-- Begin Provided information --

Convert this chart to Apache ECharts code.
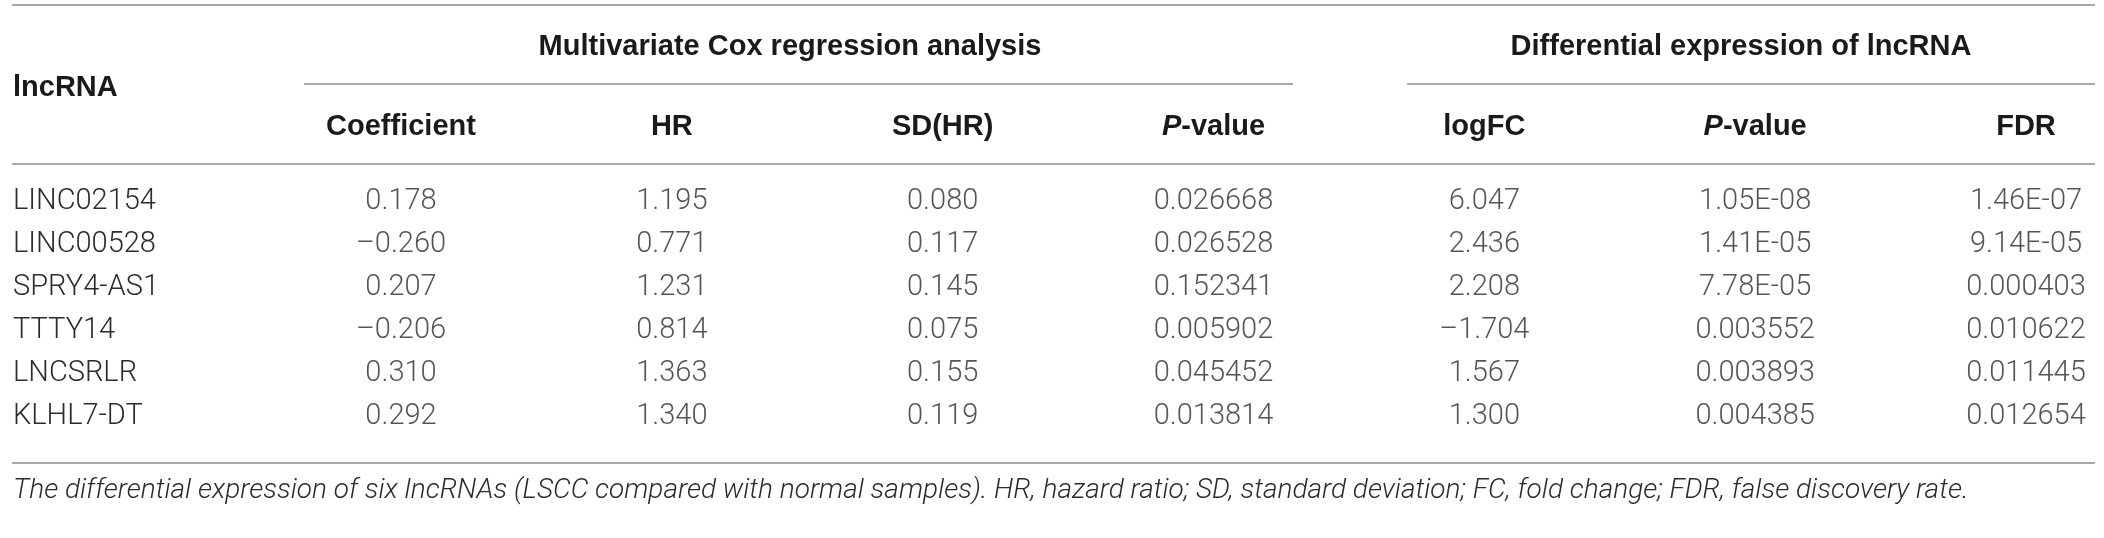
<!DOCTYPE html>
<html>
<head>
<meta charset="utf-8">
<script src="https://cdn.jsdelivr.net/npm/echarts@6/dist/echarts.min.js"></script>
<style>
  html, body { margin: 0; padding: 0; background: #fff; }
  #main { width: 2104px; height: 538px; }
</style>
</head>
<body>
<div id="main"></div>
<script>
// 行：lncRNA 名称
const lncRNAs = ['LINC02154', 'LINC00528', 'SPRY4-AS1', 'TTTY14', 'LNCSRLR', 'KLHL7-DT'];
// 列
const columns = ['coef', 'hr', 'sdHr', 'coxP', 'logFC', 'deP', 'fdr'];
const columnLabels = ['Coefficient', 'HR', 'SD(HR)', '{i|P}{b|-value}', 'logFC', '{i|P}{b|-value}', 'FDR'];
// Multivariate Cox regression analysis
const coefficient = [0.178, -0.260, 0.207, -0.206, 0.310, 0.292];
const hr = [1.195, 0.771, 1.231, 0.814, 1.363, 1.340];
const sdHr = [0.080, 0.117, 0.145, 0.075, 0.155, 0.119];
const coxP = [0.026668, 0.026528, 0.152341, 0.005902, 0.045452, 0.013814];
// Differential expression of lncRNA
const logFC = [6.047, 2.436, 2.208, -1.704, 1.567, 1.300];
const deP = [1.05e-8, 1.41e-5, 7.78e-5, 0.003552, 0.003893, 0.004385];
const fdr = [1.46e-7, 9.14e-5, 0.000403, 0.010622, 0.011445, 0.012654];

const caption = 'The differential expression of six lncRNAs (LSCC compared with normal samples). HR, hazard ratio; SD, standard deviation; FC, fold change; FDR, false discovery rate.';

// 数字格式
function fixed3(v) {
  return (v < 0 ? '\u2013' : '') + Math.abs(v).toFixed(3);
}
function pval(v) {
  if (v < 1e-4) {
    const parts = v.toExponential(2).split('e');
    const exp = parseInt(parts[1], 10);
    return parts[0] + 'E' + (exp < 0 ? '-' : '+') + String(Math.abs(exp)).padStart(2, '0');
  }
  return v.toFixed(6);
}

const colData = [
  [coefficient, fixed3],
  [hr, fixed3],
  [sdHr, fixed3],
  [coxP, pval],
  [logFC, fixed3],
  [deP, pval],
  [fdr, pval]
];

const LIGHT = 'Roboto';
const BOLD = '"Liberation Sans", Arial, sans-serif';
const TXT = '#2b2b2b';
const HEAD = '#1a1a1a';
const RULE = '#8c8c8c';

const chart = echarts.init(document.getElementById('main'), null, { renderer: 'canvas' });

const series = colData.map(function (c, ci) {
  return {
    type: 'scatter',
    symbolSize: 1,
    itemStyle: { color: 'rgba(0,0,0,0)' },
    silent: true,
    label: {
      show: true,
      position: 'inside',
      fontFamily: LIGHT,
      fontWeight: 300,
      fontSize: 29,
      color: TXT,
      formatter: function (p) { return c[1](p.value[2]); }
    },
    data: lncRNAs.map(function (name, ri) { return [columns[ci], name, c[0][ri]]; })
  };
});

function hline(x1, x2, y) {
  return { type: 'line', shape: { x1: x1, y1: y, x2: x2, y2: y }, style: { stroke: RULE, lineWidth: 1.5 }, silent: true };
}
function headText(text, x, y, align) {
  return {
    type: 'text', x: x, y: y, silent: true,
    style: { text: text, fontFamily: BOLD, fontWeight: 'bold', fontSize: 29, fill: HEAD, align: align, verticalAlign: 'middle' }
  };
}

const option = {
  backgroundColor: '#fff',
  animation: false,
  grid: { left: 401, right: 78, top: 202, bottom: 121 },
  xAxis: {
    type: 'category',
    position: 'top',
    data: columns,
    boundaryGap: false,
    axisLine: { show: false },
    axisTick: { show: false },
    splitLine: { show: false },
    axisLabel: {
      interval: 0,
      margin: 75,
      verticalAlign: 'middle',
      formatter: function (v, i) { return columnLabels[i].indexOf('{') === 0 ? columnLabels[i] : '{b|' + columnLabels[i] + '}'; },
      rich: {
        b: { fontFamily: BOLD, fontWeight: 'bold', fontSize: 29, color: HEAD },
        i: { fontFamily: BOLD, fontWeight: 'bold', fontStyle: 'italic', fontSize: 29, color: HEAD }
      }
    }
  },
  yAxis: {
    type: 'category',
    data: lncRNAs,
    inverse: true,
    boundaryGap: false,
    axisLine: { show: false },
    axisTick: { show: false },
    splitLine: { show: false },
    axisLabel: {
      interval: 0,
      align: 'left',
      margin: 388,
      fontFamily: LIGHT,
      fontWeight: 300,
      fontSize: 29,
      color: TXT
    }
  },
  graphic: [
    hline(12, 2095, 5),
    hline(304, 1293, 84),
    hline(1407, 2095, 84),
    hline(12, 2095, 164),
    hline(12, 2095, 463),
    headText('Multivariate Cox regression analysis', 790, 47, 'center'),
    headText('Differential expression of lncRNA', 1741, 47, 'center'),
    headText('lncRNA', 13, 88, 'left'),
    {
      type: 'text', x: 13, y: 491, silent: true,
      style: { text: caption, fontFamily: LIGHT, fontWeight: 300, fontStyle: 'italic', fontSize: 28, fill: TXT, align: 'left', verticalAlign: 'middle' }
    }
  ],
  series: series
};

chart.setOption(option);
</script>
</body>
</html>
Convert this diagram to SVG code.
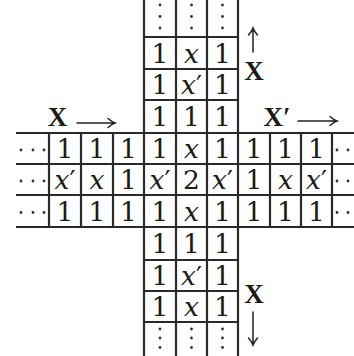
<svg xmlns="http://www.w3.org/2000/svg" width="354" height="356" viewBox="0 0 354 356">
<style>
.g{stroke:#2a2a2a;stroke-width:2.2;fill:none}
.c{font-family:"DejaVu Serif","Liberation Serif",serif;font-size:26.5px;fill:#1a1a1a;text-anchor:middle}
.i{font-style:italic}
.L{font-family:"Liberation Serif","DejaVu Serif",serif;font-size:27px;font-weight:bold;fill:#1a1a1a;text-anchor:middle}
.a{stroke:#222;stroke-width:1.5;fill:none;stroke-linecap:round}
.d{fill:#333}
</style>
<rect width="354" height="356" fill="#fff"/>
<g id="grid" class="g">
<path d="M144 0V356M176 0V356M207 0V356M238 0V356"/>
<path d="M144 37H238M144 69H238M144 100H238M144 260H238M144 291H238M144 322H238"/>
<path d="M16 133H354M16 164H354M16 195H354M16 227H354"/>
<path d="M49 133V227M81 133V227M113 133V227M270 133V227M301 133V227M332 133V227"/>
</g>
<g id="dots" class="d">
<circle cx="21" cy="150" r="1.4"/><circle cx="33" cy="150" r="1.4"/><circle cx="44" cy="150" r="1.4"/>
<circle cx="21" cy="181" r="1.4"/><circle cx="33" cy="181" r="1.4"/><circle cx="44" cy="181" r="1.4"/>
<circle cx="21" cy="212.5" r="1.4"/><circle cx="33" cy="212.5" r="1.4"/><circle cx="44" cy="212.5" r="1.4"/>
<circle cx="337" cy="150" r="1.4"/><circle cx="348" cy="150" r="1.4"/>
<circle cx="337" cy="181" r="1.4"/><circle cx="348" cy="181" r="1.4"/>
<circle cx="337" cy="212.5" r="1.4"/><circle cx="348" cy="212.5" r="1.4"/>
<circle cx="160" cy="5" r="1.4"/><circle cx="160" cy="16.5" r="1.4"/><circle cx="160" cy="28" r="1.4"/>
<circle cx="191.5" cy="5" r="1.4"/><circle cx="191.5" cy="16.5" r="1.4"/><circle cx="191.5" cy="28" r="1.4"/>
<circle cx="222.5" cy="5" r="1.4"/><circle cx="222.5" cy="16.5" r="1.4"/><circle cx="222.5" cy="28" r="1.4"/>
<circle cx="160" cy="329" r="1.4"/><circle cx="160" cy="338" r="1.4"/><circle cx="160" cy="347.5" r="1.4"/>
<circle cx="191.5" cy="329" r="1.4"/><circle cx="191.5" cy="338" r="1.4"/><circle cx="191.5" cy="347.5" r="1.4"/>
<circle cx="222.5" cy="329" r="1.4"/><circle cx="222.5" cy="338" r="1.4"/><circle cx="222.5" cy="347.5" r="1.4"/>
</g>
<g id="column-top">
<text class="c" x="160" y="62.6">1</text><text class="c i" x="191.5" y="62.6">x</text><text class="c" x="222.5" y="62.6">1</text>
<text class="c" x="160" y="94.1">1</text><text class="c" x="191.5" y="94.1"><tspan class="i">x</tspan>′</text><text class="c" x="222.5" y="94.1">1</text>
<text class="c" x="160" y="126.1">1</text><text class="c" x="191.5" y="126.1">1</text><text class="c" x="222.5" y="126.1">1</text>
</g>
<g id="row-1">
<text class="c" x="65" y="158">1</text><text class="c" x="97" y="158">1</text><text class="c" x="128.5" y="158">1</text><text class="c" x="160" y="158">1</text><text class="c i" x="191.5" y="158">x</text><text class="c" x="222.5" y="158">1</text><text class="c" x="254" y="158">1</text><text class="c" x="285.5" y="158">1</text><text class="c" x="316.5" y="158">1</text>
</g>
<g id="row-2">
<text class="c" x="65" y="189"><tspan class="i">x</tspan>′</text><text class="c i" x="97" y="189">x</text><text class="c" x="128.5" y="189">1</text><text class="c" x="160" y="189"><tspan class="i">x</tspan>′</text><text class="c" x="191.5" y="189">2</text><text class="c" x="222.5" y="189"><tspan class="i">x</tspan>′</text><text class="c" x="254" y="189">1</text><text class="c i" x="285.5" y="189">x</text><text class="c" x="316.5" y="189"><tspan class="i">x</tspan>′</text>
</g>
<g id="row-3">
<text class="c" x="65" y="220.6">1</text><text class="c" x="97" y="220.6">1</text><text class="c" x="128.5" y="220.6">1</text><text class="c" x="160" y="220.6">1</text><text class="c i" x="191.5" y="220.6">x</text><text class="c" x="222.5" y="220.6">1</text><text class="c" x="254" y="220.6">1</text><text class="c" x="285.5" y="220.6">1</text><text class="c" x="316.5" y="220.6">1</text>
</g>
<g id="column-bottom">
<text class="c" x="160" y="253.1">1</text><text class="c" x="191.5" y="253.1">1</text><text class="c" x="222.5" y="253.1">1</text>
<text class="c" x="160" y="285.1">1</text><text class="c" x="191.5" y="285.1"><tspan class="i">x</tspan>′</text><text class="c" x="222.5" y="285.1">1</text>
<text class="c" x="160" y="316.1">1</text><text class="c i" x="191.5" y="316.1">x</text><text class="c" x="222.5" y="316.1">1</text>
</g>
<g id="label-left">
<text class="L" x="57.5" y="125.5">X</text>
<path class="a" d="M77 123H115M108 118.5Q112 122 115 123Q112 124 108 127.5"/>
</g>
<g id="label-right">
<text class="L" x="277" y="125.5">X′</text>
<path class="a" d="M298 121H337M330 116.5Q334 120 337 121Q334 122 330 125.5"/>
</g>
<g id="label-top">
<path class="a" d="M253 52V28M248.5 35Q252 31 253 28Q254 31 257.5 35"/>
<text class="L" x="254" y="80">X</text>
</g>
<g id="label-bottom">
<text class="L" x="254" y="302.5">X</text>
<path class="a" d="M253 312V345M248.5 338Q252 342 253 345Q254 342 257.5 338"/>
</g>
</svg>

-- End Provided information --

Task brief - From the opening line of the listing above through the line bearing "const caption = 'The", repeat each line exactly. Drop every picture.

Completed task -
Convert this chart to Apache ECharts code.
<!DOCTYPE html>
<html>
<head>
<meta charset="utf-8">
<script src="https://cdn.jsdelivr.net/npm/echarts@6/dist/echarts.min.js"></script>
<style>
  html, body { margin: 0; padding: 0; background: #fff; }
  #main { width: 2104px; height: 538px; }
</style>
</head>
<body>
<div id="main"></div>
<script>
// 行：lncRNA 名称
const lncRNAs = ['LINC02154', 'LINC00528', 'SPRY4-AS1', 'TTTY14', 'LNCSRLR', 'KLHL7-DT'];
// 列
const columns = ['coef', 'hr', 'sdHr', 'coxP', 'logFC', 'deP', 'fdr'];
const columnLabels = ['Coefficient', 'HR', 'SD(HR)', '{i|P}{b|-value}', 'logFC', '{i|P}{b|-value}', 'FDR'];
// Multivariate Cox regression analysis
const coefficient = [0.178, -0.260, 0.207, -0.206, 0.310, 0.292];
const hr = [1.195, 0.771, 1.231, 0.814, 1.363, 1.340];
const sdHr = [0.080, 0.117, 0.145, 0.075, 0.155, 0.119];
const coxP = [0.026668, 0.026528, 0.152341, 0.005902, 0.045452, 0.013814];
// Differential expression of lncRNA
const logFC = [6.047, 2.436, 2.208, -1.704, 1.567, 1.300];
const deP = [1.05e-8, 1.41e-5, 7.78e-5, 0.003552, 0.003893, 0.004385];
const fdr = [1.46e-7, 9.14e-5, 0.000403, 0.010622, 0.011445, 0.012654];

const caption = 'The differential expression of six lncRNAs (LSCC compared with normal samples). HR, hazard ratio; SD, standard deviation; FC, fold change; FDR, false discovery rate.';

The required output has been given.